In the documents, the FBI found dozens of high-profile names, including Trump's. A unit of FOIA officers, citing exemptions in FOIA law, redacted Trump's name because, although he was then a sitting president, he had been a private citizen when the 2006 federal investigation into Epstein began.
Lawyer and law professor Alan Dershowitz said in an interview with Sean Spicer on March 19, 2025, that he knew the names of individuals on such a list and unreleased files relating to Epstein, adding that "I know why they're being suppressed. I know who's suppressing them" and that he was " bound by confidentiality from a judge and cases, and I can't disclose what I know". Dershowitz had been part of the legal team that negotiated a non-prosecution agreement for Epstein in 2006.
In May, Bondi informed Trump that his name appeared in the Epstein files. She also said that the files contained "unverified hearsay" about Trump and others, child pornography and identifying information on Epstein's victims. As such, officials advised that the files should not be disclosed. White House Communications Director Steven Cheung denied reports that Trump was advised not to release the files, and Bondi said that "As part of our routine briefing, we made the President aware of the findings". Shortly thereafter, Bondi canceled her appearance at CPAC's International Summit Against Human Trafficking, citing a torn cornea.
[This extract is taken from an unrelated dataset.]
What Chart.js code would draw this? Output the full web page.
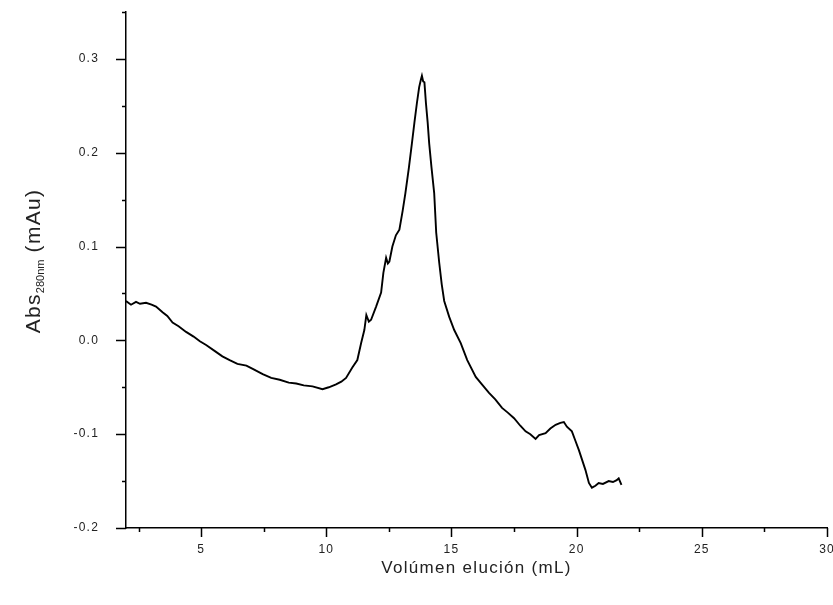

According to Politico, "ollowing the reported briefing in May, Trump appears to have sought to narrow the government's public disclosures to avoid releasing information." On May 18, Patel and Deputy FBI Director Dan Bongino told Fox News that Epstein had died by suicide.
On June6, the Joe Rogan Experience aired an interview with Kash Patel, who said of the Epstein matter, "We've reviewed all the information, and the American public is going to get as much as we can release. He killed himself.... Do you really think I wouldn't give that to you, if it existed?"